Short Story Day Thirty – Passion

30. Passion
Alice Munro
http://www.newyorker.com/archive/2004/03/22/040322fi_fiction

As we are in the ninth inning, the home stretch, of my month of short stories we come across Alice Munro. She is the master – the best of the best.

I have been voraciously reading Alice Munro for decades now… and she should be in my list of writers that I have read everything – but she writes so much (all short stories) that there is always more. Most of what she writes shows up first in the New Yorker – she is the quintessential New Yorker fictioner.

What she does is magical. Read her stories and pay attention to how she plays with time. There is usually several different time planes going on – complex, yet made clear by careful attention to detail. The story is often told by illuminating subtle changes in a character between fictional scenes that take place on different sides of a shift in the story. Often times this shift is never actually shown or described… merely inferred from what has scarred or uplifted (or both) the characters before and after.
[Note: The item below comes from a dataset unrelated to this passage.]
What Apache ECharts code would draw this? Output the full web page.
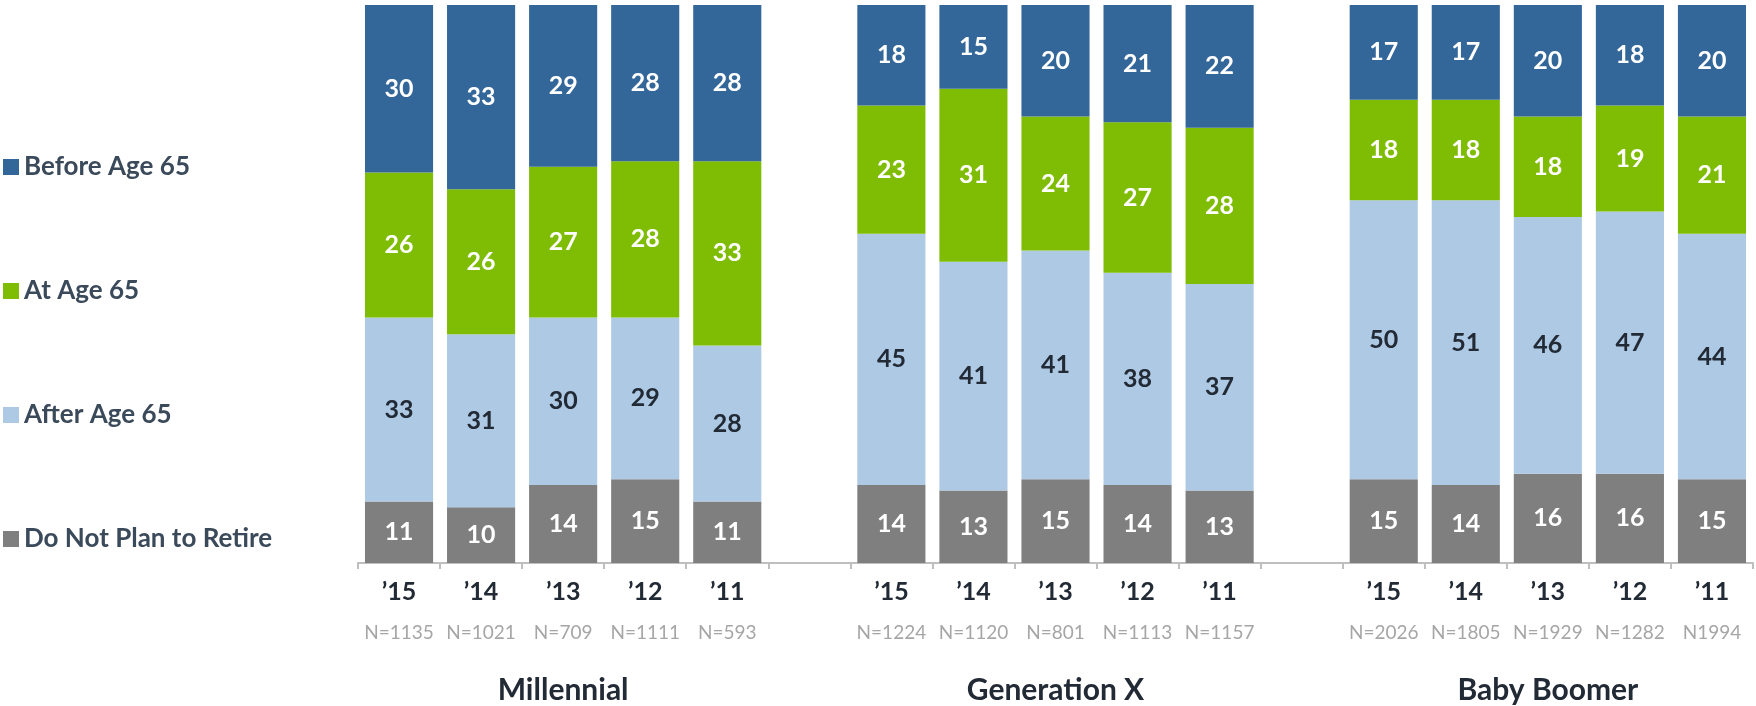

There are subtle connections across time and place – you have to look closely to figure them out – but they resonate deep in your mind as you read.

Today’s story, Passion, is pure Munro. A woman is looking back over a critical period of her life – how critical it was and in what way isn’t clear until the final sentence.

I didn’t do this on purpose – but it is very interesting to compare this story to yesterday’s – The Garden Party. Both are tales of class differences. But Passion – the Munro story – is the opposite… a mirror image, of Mansfield’s The Garden Party.

In this one, the protagonist is a poor girl that stumbles into contact with the wealthy. However, as occurs in yesterday’s tale – once in the other’s camp she is exposed to death, and is changed in complex and subtle ways. Both women (both about the same age) are smart, resourceful, and perceptive beyond their years and expectations and are relied upon to help keep things going smoothly. However, both learn that the world is a harder, more complicated, and dangerous place – with darkness, passion, and beauty all wrapped up and twined, twisted, and knotted together.

The wealthy Traverse family in today’s story is not as isolated or as heartless as the Sheridans in yesterday’s – but they are every bit as flawed and are quietly doomed.

Munro spells out this doom without embellishment or symbolism – she simply tells the story – with great skill. It’s perfect. It’s why she is the best.

She had thought that it was touch. Mouths, tongues, skin, bodies, banging bone on bone. Inflammation. Passion. But that wasn’t what she’d been working toward at all. She had seen deeper, deeper into him than she could ever have managed if they’d gone that way.

What she saw was final. As if she were at the edge of a flat dark body of water that stretched on and on. Cold, level water. Looking out at such dark, cold, level water, and knowing that it was all there was.

It wasn’t the drinking that was responsible. Drinking, needing to drink—that was just some sort of distraction, like everything else, from the thing that was waiting, no matter what, all the time.